**Stated goal**
Images should be left out, and everything else in the listing reproduced exactly.

● ● ● ●

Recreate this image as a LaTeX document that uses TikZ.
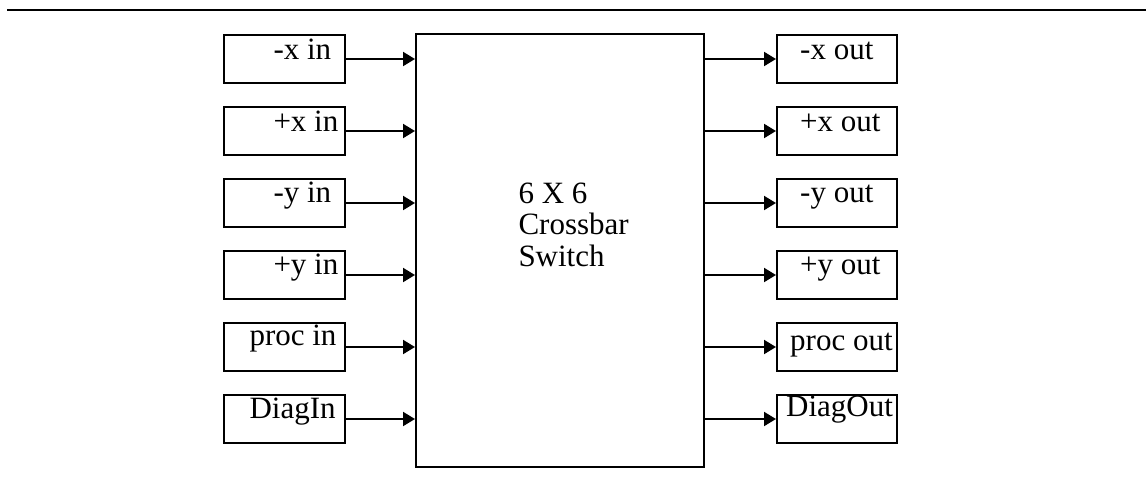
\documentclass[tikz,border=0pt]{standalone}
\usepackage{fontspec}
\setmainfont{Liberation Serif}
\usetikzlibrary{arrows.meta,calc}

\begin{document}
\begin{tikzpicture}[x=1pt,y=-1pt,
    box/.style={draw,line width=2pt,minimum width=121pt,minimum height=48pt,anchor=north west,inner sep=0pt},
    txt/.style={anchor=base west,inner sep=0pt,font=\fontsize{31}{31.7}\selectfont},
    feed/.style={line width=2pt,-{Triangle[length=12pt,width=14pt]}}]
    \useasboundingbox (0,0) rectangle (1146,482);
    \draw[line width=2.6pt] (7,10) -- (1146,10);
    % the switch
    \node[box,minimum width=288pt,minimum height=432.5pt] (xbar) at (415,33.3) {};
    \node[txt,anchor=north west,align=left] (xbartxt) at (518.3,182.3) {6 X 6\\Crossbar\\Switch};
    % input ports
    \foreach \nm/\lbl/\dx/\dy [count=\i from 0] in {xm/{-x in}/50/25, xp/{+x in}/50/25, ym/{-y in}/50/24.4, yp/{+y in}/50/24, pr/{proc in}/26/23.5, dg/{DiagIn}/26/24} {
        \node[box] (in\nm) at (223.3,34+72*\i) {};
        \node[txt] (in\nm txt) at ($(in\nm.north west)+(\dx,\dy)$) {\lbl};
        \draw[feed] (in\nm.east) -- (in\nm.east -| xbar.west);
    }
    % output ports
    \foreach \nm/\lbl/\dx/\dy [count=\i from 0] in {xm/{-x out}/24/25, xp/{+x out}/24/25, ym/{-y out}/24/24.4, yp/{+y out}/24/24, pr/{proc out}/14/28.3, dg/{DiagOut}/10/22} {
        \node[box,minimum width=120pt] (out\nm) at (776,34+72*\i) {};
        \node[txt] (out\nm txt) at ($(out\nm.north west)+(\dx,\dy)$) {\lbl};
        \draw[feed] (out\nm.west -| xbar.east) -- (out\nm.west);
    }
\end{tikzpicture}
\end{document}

● ● ● ●

**Solution to the problem**
Recreate this image as a LaTeX document that uses TikZ.
\documentclass[tikz,border=0pt]{standalone}
\usepackage{fontspec}
\setmainfont{Liberation Serif}
\usetikzlibrary{arrows.meta,calc}

\begin{document}
\begin{tikzpicture}[x=1pt,y=-1pt,
    box/.style={draw,line width=2pt,minimum width=121pt,minimum height=48pt,anchor=north west,inner sep=0pt},
    txt/.style={anchor=base west,inner sep=0pt,font=\fontsize{31}{31.7}\selectfont},
    feed/.style={line width=2pt,-{Triangle[length=12pt,width=14pt]}}]
    \useasboundingbox (0,0) rectangle (1146,482);
    \draw[line width=2.6pt] (7,10) -- (1146,10);
    % the switch
    \node[box,minimum width=288pt,minimum height=432.5pt] (xbar) at (415,33.3) {};
    \node[txt,anchor=north west,align=left] (xbartxt) at (518.3,182.3) {6 X 6\\Crossbar\\Switch};
    % input ports
    \foreach \nm/\lbl/\dx/\dy [count=\i from 0] in {xm/{-x in}/50/25, xp/{+x in}/50/25, ym/{-y in}/50/24.4, yp/{+y in}/50/24, pr/{proc in}/26/23.5, dg/{DiagIn}/26/24} {
        \node[box] (in\nm) at (223.3,34+72*\i) {};
        \node[txt] (in\nm txt) at ($(in\nm.north west)+(\dx,\dy)$) {\lbl};
        \draw[feed] (in\nm.east) -- (in\nm.east -| xbar.west);
    }
    % output ports
    \foreach \nm/\lbl/\dx/\dy [count=\i from 0] in {xm/{-x out}/24/25, xp/{+x out}/24/25, ym/{-y out}/24/24.4, yp/{+y out}/24/24, pr/{proc out}/14/28.3, dg/{DiagOut}/10/22} {
        \node[box,minimum width=120pt] (out\nm) at (776,34+72*\i) {};
        \node[txt] (out\nm txt) at ($(out\nm.north west)+(\dx,\dy)$) {\lbl};
        \draw[feed] (out\nm.west -| xbar.east) -- (out\nm.west);
    }
\end{tikzpicture}
\end{document}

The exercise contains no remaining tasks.